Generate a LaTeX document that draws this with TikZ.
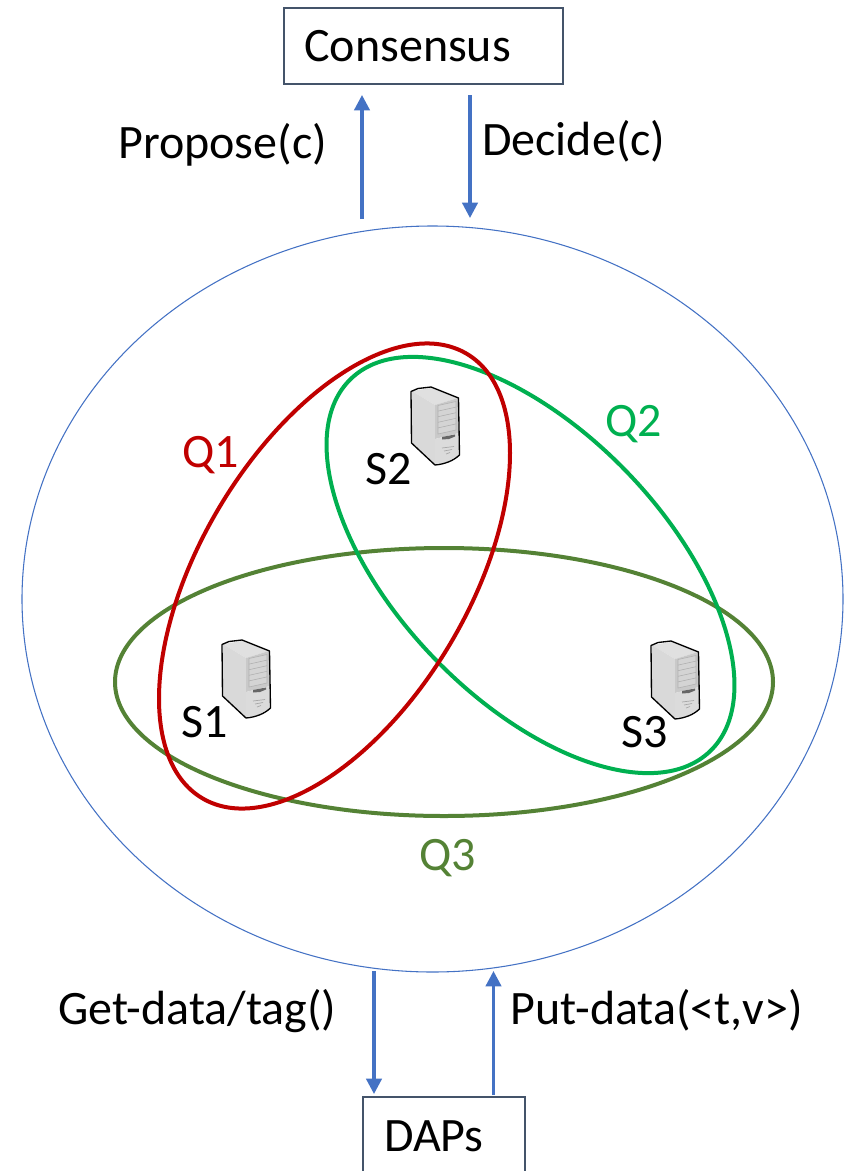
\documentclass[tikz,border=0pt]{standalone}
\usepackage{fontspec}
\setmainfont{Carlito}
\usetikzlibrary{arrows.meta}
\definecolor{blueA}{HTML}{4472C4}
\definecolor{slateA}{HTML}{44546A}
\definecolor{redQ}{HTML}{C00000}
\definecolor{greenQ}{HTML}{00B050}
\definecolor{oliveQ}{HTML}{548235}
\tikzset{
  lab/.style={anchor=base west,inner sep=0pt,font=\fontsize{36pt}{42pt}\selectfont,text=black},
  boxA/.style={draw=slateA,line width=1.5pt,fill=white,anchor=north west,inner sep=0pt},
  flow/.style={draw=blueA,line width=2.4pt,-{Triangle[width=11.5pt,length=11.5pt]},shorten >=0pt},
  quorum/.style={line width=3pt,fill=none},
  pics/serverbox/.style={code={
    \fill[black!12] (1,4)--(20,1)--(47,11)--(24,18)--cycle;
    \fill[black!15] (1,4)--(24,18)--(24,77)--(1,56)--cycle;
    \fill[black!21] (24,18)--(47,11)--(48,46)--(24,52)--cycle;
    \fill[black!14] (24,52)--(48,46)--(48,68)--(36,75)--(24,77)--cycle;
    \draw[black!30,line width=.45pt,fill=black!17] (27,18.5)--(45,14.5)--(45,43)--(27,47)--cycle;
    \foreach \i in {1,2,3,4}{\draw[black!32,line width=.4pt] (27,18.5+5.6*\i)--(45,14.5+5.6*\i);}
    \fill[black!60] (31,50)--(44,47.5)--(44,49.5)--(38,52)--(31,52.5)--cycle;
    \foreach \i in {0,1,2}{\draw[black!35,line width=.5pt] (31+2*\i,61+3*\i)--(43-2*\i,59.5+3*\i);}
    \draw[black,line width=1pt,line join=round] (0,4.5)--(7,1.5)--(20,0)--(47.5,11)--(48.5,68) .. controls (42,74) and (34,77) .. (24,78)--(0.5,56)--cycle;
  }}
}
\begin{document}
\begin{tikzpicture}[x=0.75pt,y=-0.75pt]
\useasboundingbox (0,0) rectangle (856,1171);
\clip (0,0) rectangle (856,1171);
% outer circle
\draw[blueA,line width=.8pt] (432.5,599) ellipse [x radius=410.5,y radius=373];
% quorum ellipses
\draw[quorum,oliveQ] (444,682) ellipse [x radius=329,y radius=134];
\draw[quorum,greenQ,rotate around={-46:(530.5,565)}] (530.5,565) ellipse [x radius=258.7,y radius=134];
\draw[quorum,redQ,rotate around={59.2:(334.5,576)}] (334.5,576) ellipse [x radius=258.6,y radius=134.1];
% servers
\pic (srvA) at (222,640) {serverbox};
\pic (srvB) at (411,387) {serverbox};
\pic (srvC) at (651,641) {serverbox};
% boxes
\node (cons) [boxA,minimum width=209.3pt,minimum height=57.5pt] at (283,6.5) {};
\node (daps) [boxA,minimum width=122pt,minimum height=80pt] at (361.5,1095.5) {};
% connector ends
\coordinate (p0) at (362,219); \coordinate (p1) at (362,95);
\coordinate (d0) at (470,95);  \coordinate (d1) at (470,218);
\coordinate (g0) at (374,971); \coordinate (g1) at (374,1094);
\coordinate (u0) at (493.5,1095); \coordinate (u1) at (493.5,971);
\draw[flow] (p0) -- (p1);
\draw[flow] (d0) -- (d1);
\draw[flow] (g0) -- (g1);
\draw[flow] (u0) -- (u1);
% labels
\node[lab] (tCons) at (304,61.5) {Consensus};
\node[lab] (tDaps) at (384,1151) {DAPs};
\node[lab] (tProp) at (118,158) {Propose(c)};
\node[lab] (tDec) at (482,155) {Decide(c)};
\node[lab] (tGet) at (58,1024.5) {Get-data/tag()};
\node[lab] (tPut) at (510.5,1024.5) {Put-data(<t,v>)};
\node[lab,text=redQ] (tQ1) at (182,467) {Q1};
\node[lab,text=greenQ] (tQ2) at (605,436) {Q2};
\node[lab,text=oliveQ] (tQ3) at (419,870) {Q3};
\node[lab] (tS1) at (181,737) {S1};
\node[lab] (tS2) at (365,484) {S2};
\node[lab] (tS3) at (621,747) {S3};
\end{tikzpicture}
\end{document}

═══

◆ **Problem description**:
Restate the whole of the material word for word without the pictures.

◆ **Result of this task**:
Generate a LaTeX document that draws this with TikZ.
\documentclass[tikz,border=0pt]{standalone}
\usepackage{fontspec}
\setmainfont{Carlito}
\usetikzlibrary{arrows.meta}
\definecolor{blueA}{HTML}{4472C4}
\definecolor{slateA}{HTML}{44546A}
\definecolor{redQ}{HTML}{C00000}
\definecolor{greenQ}{HTML}{00B050}
\definecolor{oliveQ}{HTML}{548235}
\tikzset{
  lab/.style={anchor=base west,inner sep=0pt,font=\fontsize{36pt}{42pt}\selectfont,text=black},
  boxA/.style={draw=slateA,line width=1.5pt,fill=white,anchor=north west,inner sep=0pt},
  flow/.style={draw=blueA,line width=2.4pt,-{Triangle[width=11.5pt,length=11.5pt]},shorten >=0pt},
  quorum/.style={line width=3pt,fill=none},
  pics/serverbox/.style={code={
    \fill[black!12] (1,4)--(20,1)--(47,11)--(24,18)--cycle;
    \fill[black!15] (1,4)--(24,18)--(24,77)--(1,56)--cycle;
    \fill[black!21] (24,18)--(47,11)--(48,46)--(24,52)--cycle;
    \fill[black!14] (24,52)--(48,46)--(48,68)--(36,75)--(24,77)--cycle;
    \draw[black!30,line width=.45pt,fill=black!17] (27,18.5)--(45,14.5)--(45,43)--(27,47)--cycle;
    \foreach \i in {1,2,3,4}{\draw[black!32,line width=.4pt] (27,18.5+5.6*\i)--(45,14.5+5.6*\i);}
    \fill[black!60] (31,50)--(44,47.5)--(44,49.5)--(38,52)--(31,52.5)--cycle;
    \foreach \i in {0,1,2}{\draw[black!35,line width=.5pt] (31+2*\i,61+3*\i)--(43-2*\i,59.5+3*\i);}
    \draw[black,line width=1pt,line join=round] (0,4.5)--(7,1.5)--(20,0)--(47.5,11)--(48.5,68) .. controls (42,74) and (34,77) .. (24,78)--(0.5,56)--cycle;
  }}
}
\begin{document}
\begin{tikzpicture}[x=0.75pt,y=-0.75pt]
\useasboundingbox (0,0) rectangle (856,1171);
\clip (0,0) rectangle (856,1171);
% outer circle
\draw[blueA,line width=.8pt] (432.5,599) ellipse [x radius=410.5,y radius=373];
% quorum ellipses
\draw[quorum,oliveQ] (444,682) ellipse [x radius=329,y radius=134];
\draw[quorum,greenQ,rotate around={-46:(530.5,565)}] (530.5,565) ellipse [x radius=258.7,y radius=134];
\draw[quorum,redQ,rotate around={59.2:(334.5,576)}] (334.5,576) ellipse [x radius=258.6,y radius=134.1];
% servers
\pic (srvA) at (222,640) {serverbox};
\pic (srvB) at (411,387) {serverbox};
\pic (srvC) at (651,641) {serverbox};
% boxes
\node (cons) [boxA,minimum width=209.3pt,minimum height=57.5pt] at (283,6.5) {};
\node (daps) [boxA,minimum width=122pt,minimum height=80pt] at (361.5,1095.5) {};
% connector ends
\coordinate (p0) at (362,219); \coordinate (p1) at (362,95);
\coordinate (d0) at (470,95);  \coordinate (d1) at (470,218);
\coordinate (g0) at (374,971); \coordinate (g1) at (374,1094);
\coordinate (u0) at (493.5,1095); \coordinate (u1) at (493.5,971);
\draw[flow] (p0) -- (p1);
\draw[flow] (d0) -- (d1);
\draw[flow] (g0) -- (g1);
\draw[flow] (u0) -- (u1);
% labels
\node[lab] (tCons) at (304,61.5) {Consensus};
\node[lab] (tDaps) at (384,1151) {DAPs};
\node[lab] (tProp) at (118,158) {Propose(c)};
\node[lab] (tDec) at (482,155) {Decide(c)};
\node[lab] (tGet) at (58,1024.5) {Get-data/tag()};
\node[lab] (tPut) at (510.5,1024.5) {Put-data(<t,v>)};
\node[lab,text=redQ] (tQ1) at (182,467) {Q1};
\node[lab,text=greenQ] (tQ2) at (605,436) {Q2};
\node[lab,text=oliveQ] (tQ3) at (419,870) {Q3};
\node[lab] (tS1) at (181,737) {S1};
\node[lab] (tS2) at (365,484) {S2};
\node[lab] (tS3) at (621,747) {S3};
\end{tikzpicture}
\end{document}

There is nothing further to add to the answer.